Task to complete >> Output each entry verbatim and exclude every picture from it.

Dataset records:
-- BEGIN --
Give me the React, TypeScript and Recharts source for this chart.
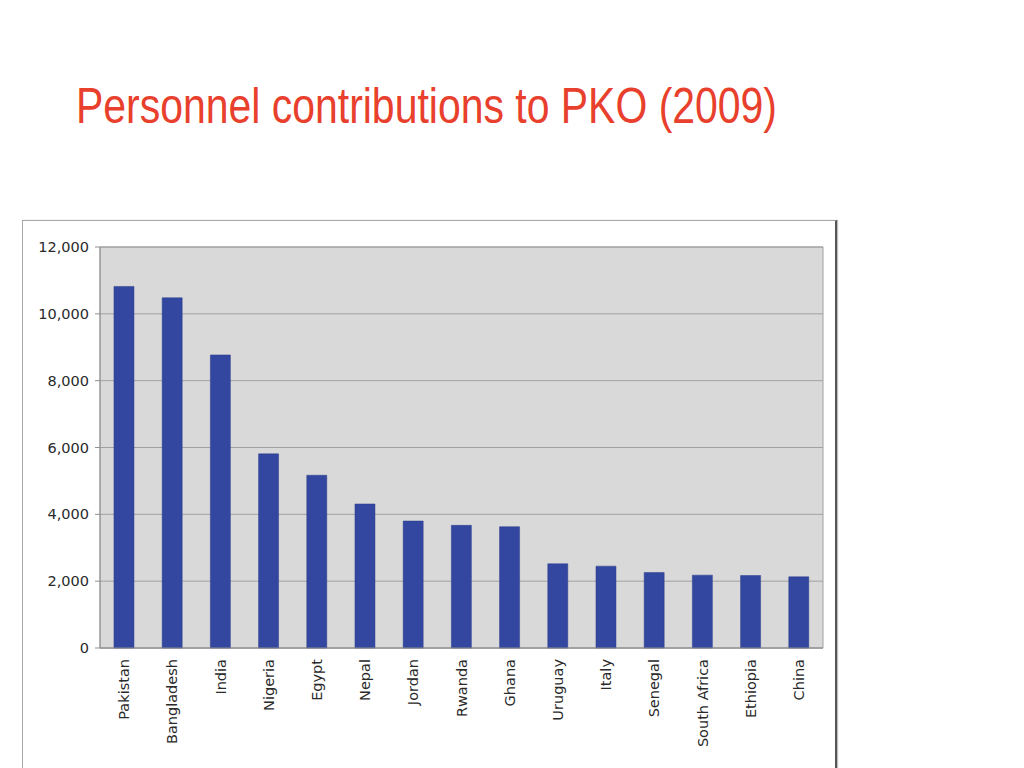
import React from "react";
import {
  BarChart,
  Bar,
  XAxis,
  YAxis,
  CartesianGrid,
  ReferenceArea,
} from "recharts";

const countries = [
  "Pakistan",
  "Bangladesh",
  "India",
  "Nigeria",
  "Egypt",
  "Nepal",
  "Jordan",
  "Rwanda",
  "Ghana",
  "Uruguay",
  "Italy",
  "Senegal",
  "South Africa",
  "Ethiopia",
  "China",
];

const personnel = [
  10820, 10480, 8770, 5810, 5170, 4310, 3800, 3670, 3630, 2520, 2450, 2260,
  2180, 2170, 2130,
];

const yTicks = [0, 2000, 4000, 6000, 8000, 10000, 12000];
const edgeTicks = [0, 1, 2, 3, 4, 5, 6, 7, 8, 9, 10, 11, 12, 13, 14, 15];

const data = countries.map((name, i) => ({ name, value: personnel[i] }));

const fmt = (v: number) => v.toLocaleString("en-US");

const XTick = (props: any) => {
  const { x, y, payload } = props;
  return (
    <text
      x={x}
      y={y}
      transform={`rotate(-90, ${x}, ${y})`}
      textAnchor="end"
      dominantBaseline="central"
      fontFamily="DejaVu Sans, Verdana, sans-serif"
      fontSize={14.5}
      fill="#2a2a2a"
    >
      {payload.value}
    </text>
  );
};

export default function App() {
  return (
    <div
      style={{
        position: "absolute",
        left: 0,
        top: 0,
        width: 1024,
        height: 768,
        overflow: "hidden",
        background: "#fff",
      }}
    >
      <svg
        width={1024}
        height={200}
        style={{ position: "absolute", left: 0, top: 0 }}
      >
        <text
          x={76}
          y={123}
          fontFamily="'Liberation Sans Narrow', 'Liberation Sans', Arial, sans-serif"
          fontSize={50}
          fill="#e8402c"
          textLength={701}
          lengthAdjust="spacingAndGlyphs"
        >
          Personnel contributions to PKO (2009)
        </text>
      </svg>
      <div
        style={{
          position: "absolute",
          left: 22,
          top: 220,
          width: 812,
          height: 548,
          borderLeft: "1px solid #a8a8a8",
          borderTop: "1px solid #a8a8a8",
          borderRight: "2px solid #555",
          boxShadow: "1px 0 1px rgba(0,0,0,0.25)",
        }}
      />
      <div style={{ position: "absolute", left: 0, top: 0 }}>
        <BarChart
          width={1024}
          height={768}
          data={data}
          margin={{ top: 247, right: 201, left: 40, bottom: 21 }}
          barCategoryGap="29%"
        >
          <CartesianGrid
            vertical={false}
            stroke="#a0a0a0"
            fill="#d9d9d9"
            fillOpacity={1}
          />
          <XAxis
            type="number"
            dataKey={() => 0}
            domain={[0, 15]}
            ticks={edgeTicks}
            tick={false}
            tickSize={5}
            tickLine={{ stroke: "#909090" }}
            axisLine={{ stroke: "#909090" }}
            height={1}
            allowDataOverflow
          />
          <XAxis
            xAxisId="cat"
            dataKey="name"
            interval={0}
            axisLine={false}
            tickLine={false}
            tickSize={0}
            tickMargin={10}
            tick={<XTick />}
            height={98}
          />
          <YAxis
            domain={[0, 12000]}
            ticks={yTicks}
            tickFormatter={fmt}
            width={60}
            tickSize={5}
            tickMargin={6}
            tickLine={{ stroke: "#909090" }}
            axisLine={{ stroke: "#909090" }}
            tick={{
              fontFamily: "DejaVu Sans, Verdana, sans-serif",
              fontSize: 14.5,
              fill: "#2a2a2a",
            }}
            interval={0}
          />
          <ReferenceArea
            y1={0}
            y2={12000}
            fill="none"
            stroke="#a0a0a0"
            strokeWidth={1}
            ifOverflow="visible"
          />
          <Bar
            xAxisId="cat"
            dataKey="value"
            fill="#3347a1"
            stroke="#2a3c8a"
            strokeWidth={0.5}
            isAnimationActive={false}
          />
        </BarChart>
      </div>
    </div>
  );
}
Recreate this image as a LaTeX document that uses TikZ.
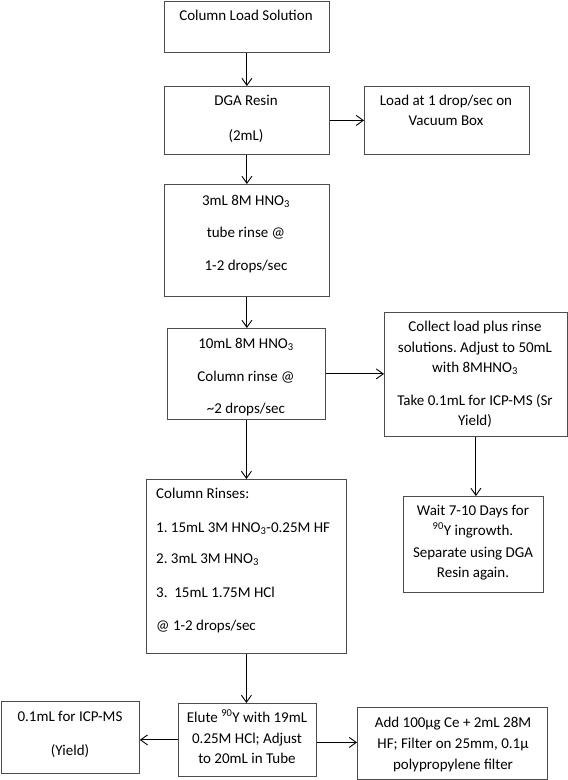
-- END --
Written solution >>
Give me the React, TypeScript and Recharts source for this chart.
import React from "react";
import {
  BarChart,
  Bar,
  XAxis,
  YAxis,
  CartesianGrid,
  ReferenceArea,
} from "recharts";

const countries = [
  "Pakistan",
  "Bangladesh",
  "India",
  "Nigeria",
  "Egypt",
  "Nepal",
  "Jordan",
  "Rwanda",
  "Ghana",
  "Uruguay",
  "Italy",
  "Senegal",
  "South Africa",
  "Ethiopia",
  "China",
];

const personnel = [
  10820, 10480, 8770, 5810, 5170, 4310, 3800, 3670, 3630, 2520, 2450, 2260,
  2180, 2170, 2130,
];

const yTicks = [0, 2000, 4000, 6000, 8000, 10000, 12000];
const edgeTicks = [0, 1, 2, 3, 4, 5, 6, 7, 8, 9, 10, 11, 12, 13, 14, 15];

const data = countries.map((name, i) => ({ name, value: personnel[i] }));

const fmt = (v: number) => v.toLocaleString("en-US");

const XTick = (props: any) => {
  const { x, y, payload } = props;
  return (
    <text
      x={x}
      y={y}
      transform={`rotate(-90, ${x}, ${y})`}
      textAnchor="end"
      dominantBaseline="central"
      fontFamily="DejaVu Sans, Verdana, sans-serif"
      fontSize={14.5}
      fill="#2a2a2a"
    >
      {payload.value}
    </text>
  );
};

export default function App() {
  return (
    <div
      style={{
        position: "absolute",
        left: 0,
        top: 0,
        width: 1024,
        height: 768,
        overflow: "hidden",
        background: "#fff",
      }}
    >
      <svg
        width={1024}
        height={200}
        style={{ position: "absolute", left: 0, top: 0 }}
      >
        <text
          x={76}
          y={123}
          fontFamily="'Liberation Sans Narrow', 'Liberation Sans', Arial, sans-serif"
          fontSize={50}
          fill="#e8402c"
          textLength={701}
          lengthAdjust="spacingAndGlyphs"
        >
          Personnel contributions to PKO (2009)
        </text>
      </svg>
      <div
        style={{
          position: "absolute",
          left: 22,
          top: 220,
          width: 812,
          height: 548,
          borderLeft: "1px solid #a8a8a8",
          borderTop: "1px solid #a8a8a8",
          borderRight: "2px solid #555",
          boxShadow: "1px 0 1px rgba(0,0,0,0.25)",
        }}
      />
      <div style={{ position: "absolute", left: 0, top: 0 }}>
        <BarChart
          width={1024}
          height={768}
          data={data}
          margin={{ top: 247, right: 201, left: 40, bottom: 21 }}
          barCategoryGap="29%"
        >
          <CartesianGrid
            vertical={false}
            stroke="#a0a0a0"
            fill="#d9d9d9"
            fillOpacity={1}
          />
          <XAxis
            type="number"
            dataKey={() => 0}
            domain={[0, 15]}
            ticks={edgeTicks}
            tick={false}
            tickSize={5}
            tickLine={{ stroke: "#909090" }}
            axisLine={{ stroke: "#909090" }}
            height={1}
            allowDataOverflow
          />
          <XAxis
            xAxisId="cat"
            dataKey="name"
            interval={0}
            axisLine={false}
            tickLine={false}
            tickSize={0}
            tickMargin={10}
            tick={<XTick />}
            height={98}
          />
          <YAxis
            domain={[0, 12000]}
            ticks={yTicks}
            tickFormatter={fmt}
            width={60}
            tickSize={5}
            tickMargin={6}
            tickLine={{ stroke: "#909090" }}
            axisLine={{ stroke: "#909090" }}
            tick={{
              fontFamily: "DejaVu Sans, Verdana, sans-serif",
              fontSize: 14.5,
              fill: "#2a2a2a",
            }}
            interval={0}
          />
          <ReferenceArea
            y1={0}
            y2={12000}
            fill="none"
            stroke="#a0a0a0"
            strokeWidth={1}
            ifOverflow="visible"
          />
          <Bar
            xAxisId="cat"
            dataKey="value"
            fill="#3347a1"
            stroke="#2a3c8a"
            strokeWidth={0.5}
            isAnimationActive={false}
          />
        </BarChart>
      </div>
    </div>
  );
}
Recreate this image as a LaTeX document that uses TikZ.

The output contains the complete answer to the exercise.